Stand by Me is the rare coming-of-age film that doesn’t coast on nostalgia. Four kids walk a set of railroad tracks in 1950s Oregon, and the journey becomes a pressure cooker for fear, grief, loyalty, and the first cracks in friendship.

The performances are terrific, especially River Phoenix, and the movie never wastes time trying to “teach a lesson” in big capital letters. It just tells the truth about how quickly you can lose people, even while they’re still alive. At under 90 minutes, it still leaves you with the ache of a much longer story.

4. 12 Angry Men (1957) — 96 minutes

Henry Fonda in 12 Angry Men
Image courtesy of Amazon MGM Studio


No car chases, no subplot detours, no filler. Sidney Lumet stages a masterclass in tension inside a single jury room, and the movie keeps getting more gripping as it becomes more precise.
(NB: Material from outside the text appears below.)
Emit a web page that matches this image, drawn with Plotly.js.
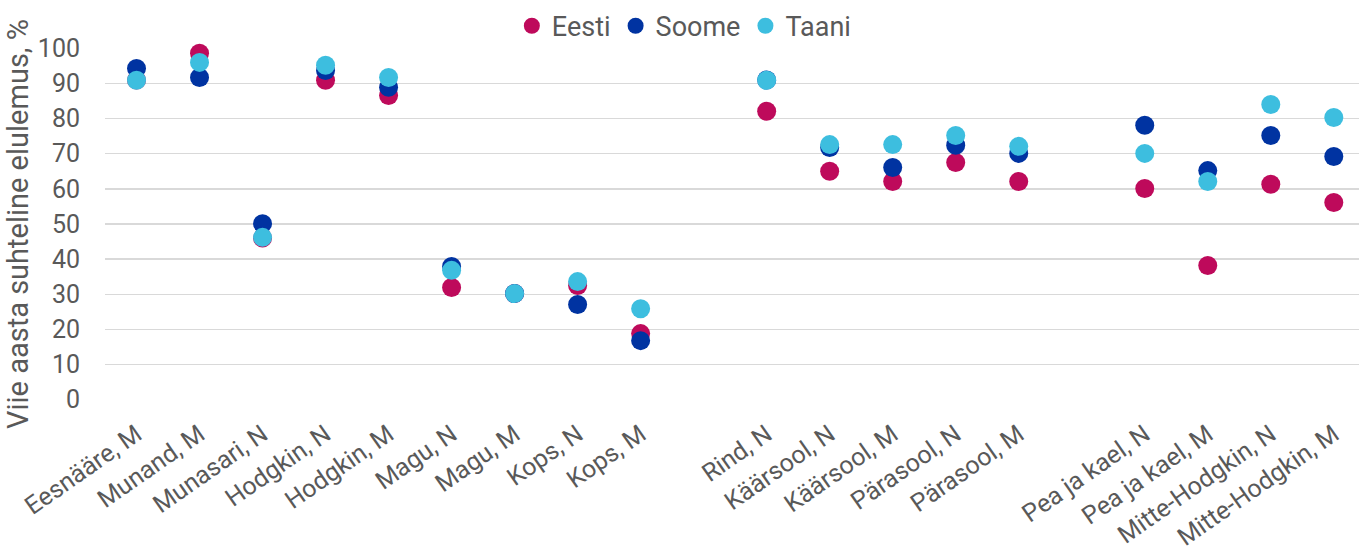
<!DOCTYPE html>
<html>
<head>
<meta charset="utf-8">
<script src="https://cdn.plot.ly/plotly-3.0.1.min.js"></script>
<style>html,body{margin:0;padding:0;background:#fff;}#chart{width:1359px;height:558px;}</style>
</head>
<body>
<div id="chart"></div>
<script>
const categories = ["Eesnääre, M","Munand, M","Munasari, N","Hodgkin, N","Hodgkin, M","Magu, N","Magu, M","Kops, N","Kops, M",
  "Rind, N","Käärsool, N","Käärsool, M","Pärasool, N","Pärasool, M",
  "Pea ja kael, N","Pea ja kael, M","Mitte-Hodgkin, N","Mitte-Hodgkin, M"];
const axisOrder = ["Eesnääre, M","Munand, M","Munasari, N","Hodgkin, N","Hodgkin, M","Magu, N","Magu, M","Kops, N","Kops, M"," ",
  "Rind, N","Käärsool, N","Käärsool, M","Pärasool, N","Pärasool, M","  ",
  "Pea ja kael, N","Pea ja kael, M","Mitte-Hodgkin, N","Mitte-Hodgkin, M"];
const eesti = [91, 98.6, 46, 90.9, 86.6, 31.9, 30.2, 32.5, 18.8, 82.1, 65.0, 62.1, 67.5, 62.1, 60.1, 38.2, 61.3, 56.1];
const soome = [94.3, 91.7, 50.1, 93.7, 88.9, 37.9, 30.2, 27.1, 16.8, 91, 71.8, 66.1, 72.4, 70.1, 78.1, 65.2, 75.2, 69.2];
const taani = [90.9, 96.0, 46.2, 95.2, 91.7, 36.8, 30.2, 33.6, 25.9, 90.9, 72.6, 72.6, 75.2, 72.1, 70.1, 62.1, 84.0, 80.3];
const seriesNames = ["Eesti","Soome","Taani"];
const colors = ["#BE0A5B","#0033A1","#3DBEDF"];

const data = [eesti, soome, taani].map((vals, i) => ({
  type: "scatter", mode: "markers", name: seriesNames[i],
  x: categories, y: vals, cliponaxis: false,
  marker: {color: colors[i], size: 19}
}));

const layout = {
  width: 1359, height: 558,
  margin: {l: 105, r: 0, t: 48, b: 158},
  paper_bgcolor: "#fff", plot_bgcolor: "#fff",
  font: {family: "Roboto, 'Liberation Sans', sans-serif", color: "#595959"},
  showlegend: true,
  legend: {orientation: "h", x: 0.462, xanchor: "center", y: 1.062, yanchor: "middle",
    font: {size: 27, color: "#595959"}, itemwidth: 30, tracegroupgap: 0},
  xaxis: {type: "category", categoryorder: "array", categoryarray: axisOrder,
    range: [-0.5, 19.4], tickangle: -35, tickfont: {size: 25, color: "#595959"},
    showgrid: false, zeroline: false, showline: false, ticks: "", ticklabelstandoff: 14},
  yaxis: {range: [-0.1, 100.1], tickvals: [0,10,20,30,40,50,60,70,80,90,100],
    tickfont: {size: 25, color: "#595959"}, gridcolor: "#d9d9d9", gridwidth: 1.5,
    zeroline: false, showline: false, ticks: "", ticklabelstandoff: 24,
    title: {text: "Viie aasta suhteline elulemus, %", font: {size: 29, color: "#595959"}, standoff: 0}}
};
Plotly.newPlot("chart", data, layout, {displayModeBar: false, staticPlot: true});
</script>
</body>
</html>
Watching the group dynamics shift feels like watching a slow-motion brawl, except the weapons are logic, prejudice, and pride.
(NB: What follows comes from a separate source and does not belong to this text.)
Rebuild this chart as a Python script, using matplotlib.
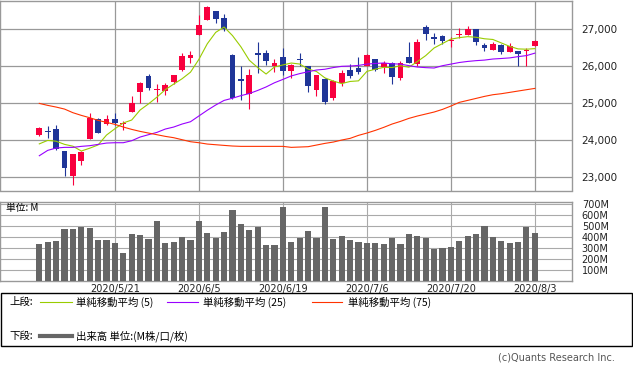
import matplotlib.pyplot as plt
from matplotlib.patches import Rectangle
from matplotlib.lines import Line2D
from matplotlib.ticker import FuncFormatter
import numpy as np

plt.rcParams['font.family'] = ['DejaVu Sans', 'Noto Sans CJK JP']

# data
dates = ["2020/5/8", "2020/5/11", "2020/5/12", "2020/5/13", "2020/5/14", "2020/5/15",
         "2020/5/18", "2020/5/19", "2020/5/20", "2020/5/21", "2020/5/22", "2020/5/26",
         "2020/5/27", "2020/5/28", "2020/5/29", "2020/6/1", "2020/6/2", "2020/6/3",
         "2020/6/4", "2020/6/5", "2020/6/8", "2020/6/9", "2020/6/10", "2020/6/11",
         "2020/6/12", "2020/6/15", "2020/6/16", "2020/6/17", "2020/6/18", "2020/6/19",
         "2020/6/22", "2020/6/23", "2020/6/24", "2020/6/25", "2020/6/26", "2020/6/29",
         "2020/6/30", "2020/7/1", "2020/7/2", "2020/7/6", "2020/7/7", "2020/7/8",
         "2020/7/9", "2020/7/10", "2020/7/13", "2020/7/14", "2020/7/15", "2020/7/16",
         "2020/7/17", "2020/7/20", "2020/7/21", "2020/7/22", "2020/7/23", "2020/7/24",
         "2020/7/27", "2020/7/28", "2020/7/29", "2020/7/30", "2020/7/31", "2020/8/3"]
opens = [24130, 24240, 24290, 23700, 23040, 23440, 24030, 24580, 24440, 24560,
         24440, 24750, 25290, 25720, 25340, 25320, 25560, 25880, 26200, 26830,
         27230, 27466, 27280, 26280, 25660, 25240, 26345, 26340, 26010, 26230,
         25860, 26170, 26000, 25350, 25660, 25130, 25530, 25880, 25950, 26000,
         26175, 25970, 26090, 25672, 26240, 26050, 27036, 26760, 26794, 26670,
         26820, 26830, 26980, 26552, 26440, 26560, 26380, 26390, 26390, 26534]
highs = [24350, 24370, 24400, 23700, 23625, 23700, 24720, 24610, 24670, 24720,
         24520, 25180, 25556, 25770, 25500, 25540, 25750, 26360, 26390, 27360,
         27600, 27466, 27390, 26310, 26000, 25906, 26640, 26430, 26180, 26470,
         26050, 26350, 26000, 25760, 25670, 25610, 25900, 26040, 26230, 26309,
         26180, 26120, 26100, 26120, 26650, 26713, 27100, 26890, 26830, 26780,
         27030, 27063, 26990, 26620, 26630, 26600, 26620, 26390, 26470, 26686]
lows = [24100, 24070, 23740, 23035, 22790, 23330, 24030, 24190, 24420, 24400,
        24280, 24750, 25000, 25340, 25030, 25210, 25520, 25870, 26080, 26830,
        27230, 27150, 26940, 25100, 25080, 24830, 25810, 26030, 25830, 25745,
        25670, 26010, 25300, 25190, 24980, 25080, 25460, 25680, 25790, 25995,
        25860, 25800, 25520, 25630, 26080, 25990, 26700, 26590, 26600, 26510,
        26750, 26830, 26560, 26390, 26420, 26330, 26370, 25990, 25990, 26534]
closes = [24331, 24222, 23765, 23248, 23625, 23685, 24597, 24207, 24576, 24474,
          24465, 24995, 25548, 25401, 25383, 25475, 25743, 26270, 26282, 27111,
          27572, 27272, 26990, 25128, 25605, 25763, 26290, 26120, 26080, 25871,
          26025, 26156, 25446, 25746, 25016, 25596, 25813, 25735, 25827, 26287,
          25890, 26067, 25706, 26075, 26086, 26643, 26870, 26735, 26672, 26681,
          26840, 27006, 26652, 26470, 26585, 26379, 26540, 26314, 26428, 26664]
ma5 = [23901, 23995, 23972, 23888, 23838, 23709, 23784, 23873, 24138, 24308,
       24464, 24543, 24812, 24977, 25159, 25360, 25510, 25654, 25831, 26176,
       26596, 26902, 27046, 26815, 26514, 26152, 25955, 25781, 25972, 26025,
       26077, 26050, 25916, 25849, 25678, 25592, 25523, 25581, 25597, 25852,
       25911, 25961, 25956, 26005, 25965, 26115, 26276, 26482, 26601, 26720,
       26760, 26787, 26770, 26730, 26711, 26618, 26525, 26457, 26449, 26465]
ma25 = [23582, 23726, 23789, 23807, 23807, 23834, 23852, 23887, 23923, 23932,
        23932, 23986, 24085, 24148, 24210, 24300, 24354, 24435, 24497, 24652,
        24806, 24947, 25071, 25130, 25199, 25256, 25339, 25433, 25546, 25636,
        25730, 25792, 25842, 25889, 25910, 25955, 25988, 25996, 26013, 26049,
        26065, 26078, 26056, 26048, 26007, 25969, 25953, 25943, 26005, 26048,
        26091, 26120, 26141, 26156, 26185, 26199, 26215, 26249, 26277, 26343]
ma75 = [24991, 24937, 24892, 24838, 24740, 24668, 24605, 24533, 24480, 24426,
        24354, 24291, 24237, 24192, 24148, 24103, 24067, 24013, 23959, 23932,
        23896, 23878, 23860, 23843, 23834, 23834, 23834, 23834, 23834, 23834,
        23807, 23816, 23825, 23869, 23914, 23950, 24004, 24049, 24130, 24192,
        24264, 24345, 24435, 24506, 24587, 24650, 24704, 24758, 24829, 24919,
        25018, 25071, 25125, 25179, 25224, 25251, 25287, 25323, 25359, 25394]
volume = [333, 351, 360, 468, 468, 486, 477, 369, 369, 342,
          252, 423, 414, 378, 540, 342, 351, 396, 369, 540,
          432, 387, 441, 640, 513, 459, 486, 324, 324, 667,
          351, 387, 450, 387, 667, 378, 405, 369, 351, 342,
          342, 333, 387, 333, 423, 405, 387, 288, 297, 306,
          360, 405, 423, 495, 396, 360, 342, 351, 486, 432]
price_ticks = [23000, 24000, 25000, 26000, 27000]
vol_ticks = [100, 200, 300, 400, 500, 600, 700]

RED = "#f8003e"
BLUE = "#1f3598"
GRID = "#999999"

W, H = 633, 374
fig = plt.figure(figsize=(W / 100, H / 100), dpi=100)


def px(x0, y0, x1, y1):
    return [x0 / W, 1 - y1 / H, (x1 - x0) / W, (y1 - y0) / H]


x = np.arange(len(closes))
o = np.array(opens)
c = np.array(closes)
colors = [RED if cc >= oo else BLUE for oo, cc in zip(o, c)]
tick_idx = x[9::10]

# price panel
ax = fig.add_axes(px(0, 0.5, 572, 190.5))
ax.set_xlim(-4.68, 63.42)
ax.set_ylim(22646, 27760)
ax.set_axisbelow(True)
ax.vlines(x, lows, highs, color=colors, lw=0.8, zorder=2)
body = np.maximum(np.abs(c - o), 30)
ax.bar(x, body, bottom=np.minimum(o, c), width=0.7, color=colors, zorder=3)
ax.plot(x, ma5, color="#99cc00", lw=0.8, zorder=4)
ax.plot(x, ma25, color="#9900ff", lw=0.8, zorder=4)
ax.plot(x, ma75, color="#ff3300", lw=0.8, zorder=4)
ax.set_yticks(price_ticks)
ax.set_xticks(tick_idx)
ax.grid(True, color=GRID, lw=0.9)
ax.yaxis.tick_right()
ax.yaxis.set_major_formatter(FuncFormatter(lambda v, p: "{:,.0f}".format(v)))
ax.tick_params(axis="y", length=0, pad=7, labelsize=7.5, labelcolor="#222222")
ax.tick_params(axis="x", length=0, labelbottom=False)
for s in ax.spines.values():
    s.set_color(GRID)
    s.set_linewidth(1)

# volume panel
axv = fig.add_axes(px(0, 201.5, 572, 281))
axv.set_xlim(-4.68, 63.42)
axv.set_ylim(0, 720)
axv.set_axisbelow(True)
axv.bar(x, volume, width=0.72, color="#666666", zorder=3)
axv.set_yticks(vol_ticks)
axv.set_yticklabels(["{}M".format(v) for v in vol_ticks])
axv.set_xticks(tick_idx)
axv.set_xticklabels([dates[i] for i in tick_idx])
axv.grid(True, color="#aaaaaa", lw=0.8)
axv.yaxis.tick_right()
axv.tick_params(axis="y", length=0, pad=7, labelsize=7, labelcolor="#222222")
axv.tick_params(axis="x", length=0, pad=2, labelsize=7, labelcolor="#222222")
for s in axv.spines.values():
    s.set_color(GRID)
    s.set_linewidth(1)
fig.text(6 / W, 1 - 208 / H, "単位: M", ha="left", va="center", fontsize=7,
         family=["Noto Sans CJK JP", "DejaVu Sans"])

# legend box
fig.patches.append(Rectangle((0.5 / W, 1 - 346 / H), 631 / W, 53 / H, transform=fig.transFigure,
                             fill=False, edgecolor="black", lw=1))
jp = ["Noto Sans CJK JP", "DejaVu Sans"]
row1 = 1 - 302 / H
row2 = 1 - 336 / H
fig.text(9 / W, row1, "上段:", ha="left", va="center", fontsize=7.5, family=jp)
fig.text(9 / W, row2, "下段:", ha="left", va="center", fontsize=7.5, family=jp)
items = [(40, 72, 76, "#99cc00", "単純移動平均 (5)"),
         (167, 198, 203, "#9900ff", "単純移動平均 (25)"),
         (312, 342, 348, "#ff3300", "単純移動平均 (75)")]
for x0, x1, xt, col, lab in items:
    fig.add_artist(Line2D([x0 / W, x1 / W], [row1, row1], transform=fig.transFigure, color=col, lw=0.8))
    fig.text(xt / W, row1, lab, ha="left", va="center", fontsize=7.5, family=jp)
fig.add_artist(Line2D([40 / W, 72 / W], [row2, row2], transform=fig.transFigure, color="#666666", lw=3))
fig.text(76 / W, row2, "出来高 単位:(M株/口/枚)", ha="left", va="center", fontsize=7.5, family=jp)

fig.text(615 / W, 1 - 357 / H, "(c)Quants Research Inc.", ha="right", va="center",
         fontsize=7, color="#555555")

fig.savefig("out.png", dpi=100)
Henry Fonda anchors the film without turning it into a saint story, and the supporting cast brings distinct personalities that clash in believable ways. The film also stays factually grounded about how persuasion works. People dig in, they rationalize, they lash out, and then sometimes they change. It remains one of the most rewatchable thrillers ever made, even though it’s basically people talking.

3. The Grand Budapest Hotel (2014) — 99 minutes

Grand Budapest Hotel moves like a caper but plays like a bittersweet fable, balancing deadpan comedy with genuine melancholy. Ralph Fiennes gives one of the best comedic performances of the 2010s, and he does it while making the character feel oddly noble under all the absurdity.
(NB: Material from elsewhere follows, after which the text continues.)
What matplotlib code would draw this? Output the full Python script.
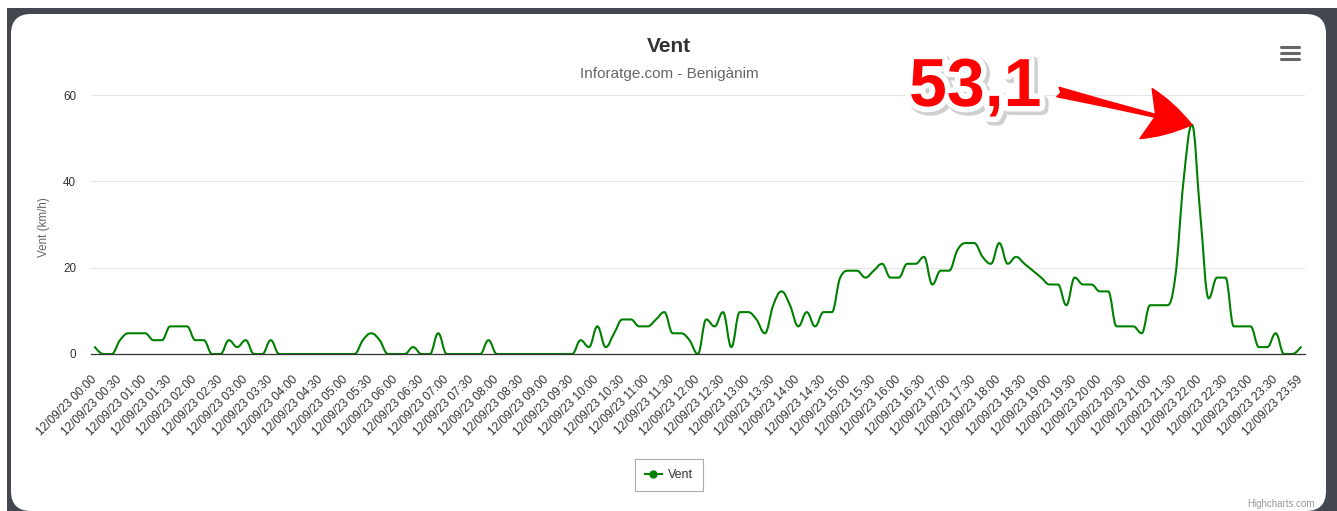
import numpy as np
import matplotlib
matplotlib.use("Agg")
import matplotlib.pyplot as plt
from matplotlib.path import Path
from matplotlib.patches import PathPatch, FancyBboxPatch, Rectangle
from matplotlib.lines import Line2D
import matplotlib.transforms as mtransforms
import matplotlib.patheffects as pe

plt.rcParams['font.family'] = ['Liberation Sans', 'DejaVu Sans']

# ---------------- data ----------------
title = "Vent"
subtitle = "Inforatge.com - Benigànim"
series_name = "Vent"
y_label = "Vent (km/h)"
date_prefix = "12/09/23"
label_times = ["00:00", "00:30", "01:00", "01:30", "02:00", "02:30", "03:00", "03:30",
               "04:00", "04:30", "05:00", "05:30", "06:00", "06:30", "07:00", "07:30",
               "08:00", "08:30", "09:00", "09:30", "10:00", "10:30", "11:00", "11:30",
               "12:00", "12:30", "13:00", "13:30", "14:00", "14:30", "15:00", "15:30",
               "16:00", "16:30", "17:00", "17:30", "18:00", "18:30", "19:00", "19:30",
               "20:00", "20:30", "21:00", "21:30", "22:00", "22:30", "23:00", "23:30",
               "23:59"]
label_step = 3  # one label every 3 samples (10-minute samples)

# wind speed in km/h, one value every 10 minutes (00:00 ... 23:59)
wind_kmh = [
    1.6, 0, 0, 3.2, 4.8, 4.8, 4.8, 3.2, 3.2, 6.4, 6.4, 6.4,
    3.2, 3.2, 0, 0, 3.2, 1.6, 3.2, 0, 0, 3.2, 0, 0,
    0, 0, 0, 0, 0, 0, 0, 0, 3.2, 4.8, 3.2, 0,
    0, 0, 1.6, 0, 0, 4.8, 0, 0, 0, 0, 0, 3.2,
    0, 0, 0, 0, 0, 0, 0, 0, 0, 0, 3.2, 1.6,
    6.4, 1.6, 4.8, 8.0, 8.0, 6.4, 6.4, 8.0, 9.7, 4.8, 4.8, 3.2,
    0, 8.0, 6.4, 9.7, 1.6, 9.7, 9.7, 8.0, 4.8, 11.3, 14.5, 11.3,
    6.4, 9.7, 6.4, 9.7, 9.7, 17.7, 19.3, 19.3, 17.7, 19.3, 20.9, 17.7,
    17.7, 20.9, 20.9, 22.5, 16.1, 19.3, 19.3, 24.1, 25.7, 25.7, 22.5, 20.9,
    25.7, 20.9, 22.5, 20.9, 19.3, 17.7, 16.1, 16.1, 11.3, 17.7, 16.1, 16.1,
    14.5, 14.5, 6.4, 6.4, 6.4, 4.8, 11.3, 11.3, 11.3, 17.7, 40.2, 53.1,
    32.2, 12.9, 17.7, 17.7, 6.4, 6.4, 6.4, 1.6, 1.6, 4.8, 0, 0, 1.6,
]
y_ticks = [0, 20, 40, 60]
peak_label = "53,1"

# ---------------- figure ----------------
W, H = 1337, 511
fig = plt.figure(figsize=(W / 100, H / 100), dpi=100)
fig.patch.set_facecolor("white")
pxT = mtransforms.Affine2D().scale(1 / W, -1 / H).translate(0, 1) + fig.transFigure

# dark frame + white rounded card
fig.add_artist(Rectangle((7, 8), W - 7, H - 8, transform=pxT, facecolor="#43474f",
                         edgecolor="none", zorder=-3))
fig.add_artist(FancyBboxPatch((11, 14), 1326 - 11, 511 - 14, transform=pxT,
                              boxstyle="round,pad=0,rounding_size=20",
                              facecolor="white", edgecolor="none", zorder=-2))

L, R, T, B = 90.7, 1305, 95, 354
ax = fig.add_axes([L / W, 1 - B / H, (R - L) / W, (B - T) / H])
ax.set_facecolor("none")

x = np.arange(len(wind_kmh))
y = np.array(wind_kmh, dtype=float)


def highcharts_spline(xs, ys, smoothing=1.5):
    n = len(xs)
    lc = [None] * n
    rc = [None] * n
    d = smoothing + 1
    for i in range(n):
        px_, py_ = xs[i], ys[i]
        if 0 < i < n - 1:
            lx, ly = xs[i - 1], ys[i - 1]
            nx, ny = xs[i + 1], ys[i + 1]
            lcx = (smoothing * px_ + lx) / d
            lcy = (smoothing * py_ + ly) / d
            rcx = (smoothing * px_ + nx) / d
            rcy = (smoothing * py_ + ny) / d
            if rcx != lcx:
                corr = (rcy - lcy) * (rcx - px_) / (rcx - lcx) + py_ - rcy
                lcy += corr
                rcy += corr
            if lcy > ly and lcy > py_:
                lcy = max(ly, py_)
                rcy = 2 * py_ - lcy
            elif lcy < ly and lcy < py_:
                lcy = min(ly, py_)
                rcy = 2 * py_ - lcy
            if rcy > ny and rcy > py_:
                rcy = max(ny, py_)
                lcy = 2 * py_ - rcy
            elif rcy < ny and rcy < py_:
                rcy = min(ny, py_)
                lcy = 2 * py_ - rcy
            lc[i] = (lcx, lcy)
            rc[i] = (rcx, rcy)
        else:
            lc[i] = (px_, py_)
            rc[i] = (px_, py_)
    verts = [(xs[0], ys[0])]
    codes = [Path.MOVETO]
    for i in range(1, n):
        verts += [rc[i - 1], lc[i], (xs[i], ys[i])]
        codes += [Path.CURVE4] * 3
    return Path(verts, codes)


ax.add_patch(PathPatch(highcharts_spline(x, y), fill=False, edgecolor="#008000",
                       linewidth=1.5, joinstyle="round", capstyle="round", zorder=3))

ax.set_xlim(-0.5, len(wind_kmh) - 0.5)
ax.set_ylim(y_ticks[0], y_ticks[-1])
for s in ("left", "right", "top"):
    ax.spines[s].set_visible(False)
ax.spines["bottom"].set_color("#333333")
ax.spines["bottom"].set_linewidth(0.9)
ax.spines["bottom"].set_zorder(4)

ax.set_yticks(y_ticks)
ax.yaxis.grid(True, color="#e6e6e6", linewidth=0.8)
ax.set_axisbelow(True)
ax.tick_params(axis="y", length=0, pad=10.5, labelsize=8.4, labelcolor="#333333")

tick_pos = x[::label_step]
ax.set_xticks(tick_pos)
ax.set_xticklabels([f"{date_prefix} {t}" for t in label_times])
ax.tick_params(axis="x", length=0, pad=17, labelsize=8.6, labelcolor="#333333")
plt.setp(ax.get_xticklabels(), rotation=45, ha="right", va="center",
         rotation_mode="anchor")

# titles
fig.text(669, 46, title, transform=pxT, ha="center", va="center", fontsize=15,
         fontweight="bold", color="#333333")
fig.text(669, 74, subtitle, transform=pxT, ha="center", va="center", fontsize=11,
         color="#666666")
fig.text(44, 227, y_label, transform=pxT, ha="center", va="center", rotation=90,
         fontsize=8.4, color="#666666")

# legend
handle = Line2D([], [], color="#008000", linewidth=1.5, marker="o", markersize=5)
leg = fig.legend([handle], [series_name], loc="center",
                 bbox_to_anchor=(669 / W, 1 - 475 / H), frameon=True, fancybox=False,
                 edgecolor="#999999", fontsize=9, handlelength=1.4, handletextpad=0.5,
                 borderpad=0.8, labelcolor="#333333")
leg.get_frame().set_linewidth(0.8)

# credits
fig.text(1315, 504, "Highcharts.com", transform=pxT, ha="right", va="center",
         fontsize=7, color="#999999")

# menu icon
for yy in (47, 53, 59):
    fig.add_artist(Line2D([1281, 1299], [yy, yy], transform=pxT, color="#666666",
                          linewidth=2.2, solid_capstyle="round"))

# peak annotation
ipk = int(np.argmax(y))
fig.text(909, 106, peak_label, transform=pxT, ha="left", va="baseline", fontsize=49,
         fontweight="bold", color="#ff0000", zorder=10,
         path_effects=[pe.Stroke(linewidth=9, foreground="#777777", alpha=0.35,
                                 offset=(2, -2)),
                       pe.Stroke(linewidth=8, foreground="white"),
                       pe.Normal()])
ax.annotate("", xy=(x[ipk], y[ipk]), xycoords="data", xytext=(1058, 92), textcoords=pxT,
            arrowprops=dict(arrowstyle="fancy,head_length=3.4,head_width=3.7,tail_width=0.7",
                            color="#ff0000", mutation_scale=10, shrinkA=0, shrinkB=0),
            annotation_clip=False, zorder=10)

fig.savefig("out.png", dpi=100)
The pacing is relentless in the best way. The scenes either escalates the chase, deepens the relationship at the center, or sharpens the film’s themes about fading elegance and political darkness creeping in. It never feels stiff because the jokes and the stakes keep snapping forward.

2. Whiplash (2014) — 107 minutes

Whiplash is a sports movie disguised as a music movie, and it hits like a fist. Damien Chazelle keeps the pressure on so consistently that the runtime feels shorter than it is. Miles Teller sells the obsession, and J.K. Simmons turns verbal abuse into a terrifying form of control without needing cartoon villain theatrics.

The film also refuses easy answers about greatness. It shows how ambition can fuel excellence and wreck a person at the same time, and it doesn’t pretend those outcomes are neatly separable. By the final sequence, the movie has built such a tight psychological vise that you can feel your own shoulders tense up.

1. Parasite (2019) — 132 minutes (2 hours 12 minutes)

Parasite technically breaks the “under 2 hours” rule, and it still deserves the top spot because it has less filler than most 95-minute movies. Bong Joon-ho runs a genre relay race that stays coherent and sharp, moving from dark comedy to thriller to tragedy without losing control. Every detail matters, and the setup pays off with ruthless efficiency.

The performances, production design, and blocking constantly reinforce the social hierarchy the story is attacking, and it never turns the message into a lecture. It won the Academy Award for Best Picture, and it earned it through precision and escalation, not bloat.